Influence of backfill on coal pillar strength and floor bearing capacity in weak floor conditions in the Illinois Basin

• Minimizing the distance between footings has increased the bearing capacity.
• A 10–40% increase in pillar strength was observed at 25–75% fill of the mined height.
• Methodology for analyzing the plastic flow behavior of a coal pillar and a footing in FLAC3D has been presented herein.

This paper discusses the current theoretical design equations associated with foundation design in the Illinois Basin, as well as the benefits of utilizing high density backfill in a numerical model, to improve pillar and floor stability. Based upon the results, Vesic’s bearing capacity solution for a two layered soil tends to underestimate the true bearing capacity of a foundation, especially at higher friction angles and when footings are placed in close proximity. Minimizing the distance between adjacent foundations has shown an improvement in the ultimate bearing capacity of a foundation; however, placing the foundations in too close proximity has shown the foundations may behave as a single foundation and undergo appreciable settlement. A 10–40% increase in pillar strength and ultimate bearing capacity can be expected when a cohesive fill is used between 25 and 75% fill of the mined height, respectively.
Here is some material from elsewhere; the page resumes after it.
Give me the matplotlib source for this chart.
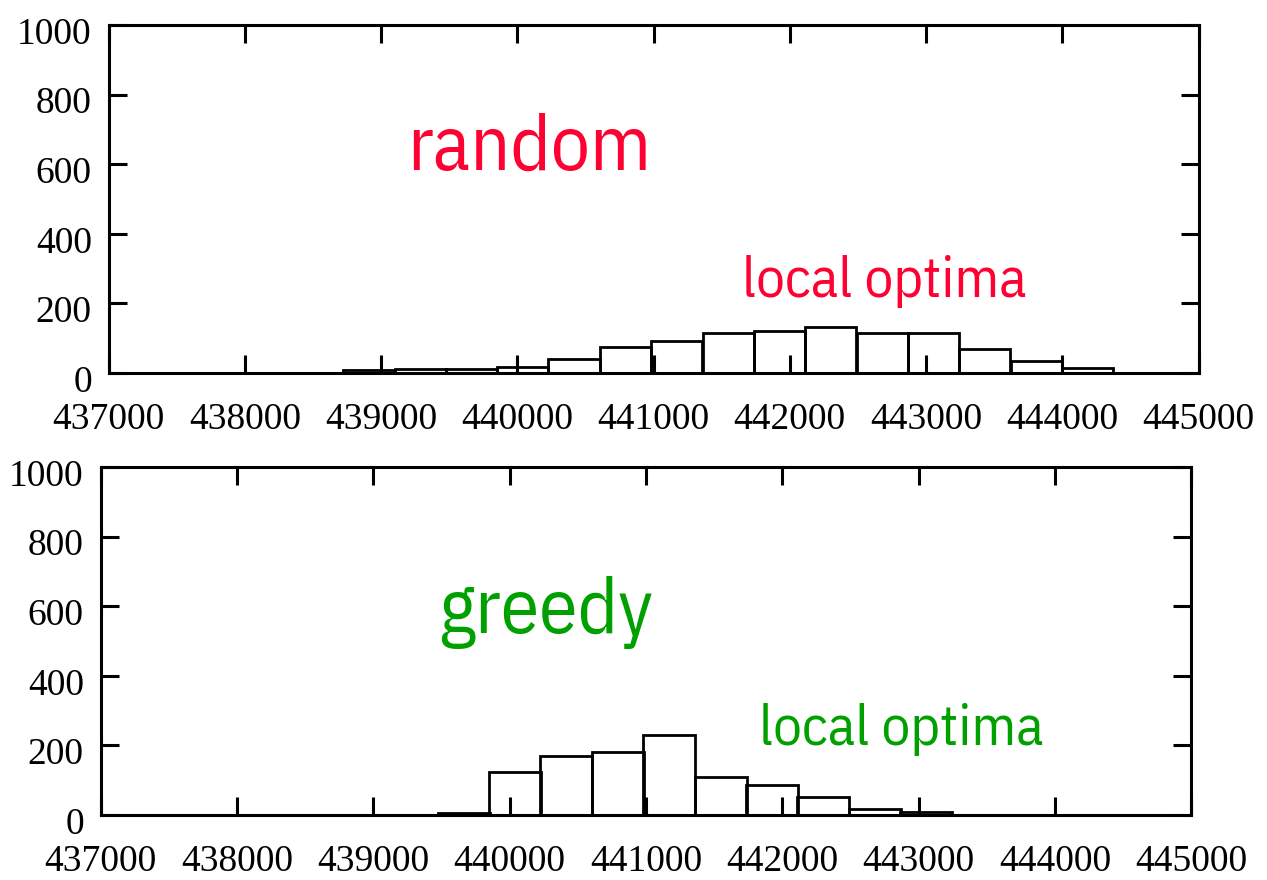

The non-cohesive nature of the simulated backfill showed little influence on increased pillar strength, even at higher fill ratios. It was determined, that as the shearing resistance, tensile strength and stiffness of the backfill are reduced, increases in coal pillar strength is due more to the confinement aspect of an underground mine rather than the strength properties of the material itself. A methodology for analyzing the plastic flow characteristics of a coal pillar and a footing using FLAC3D has also been presented herein.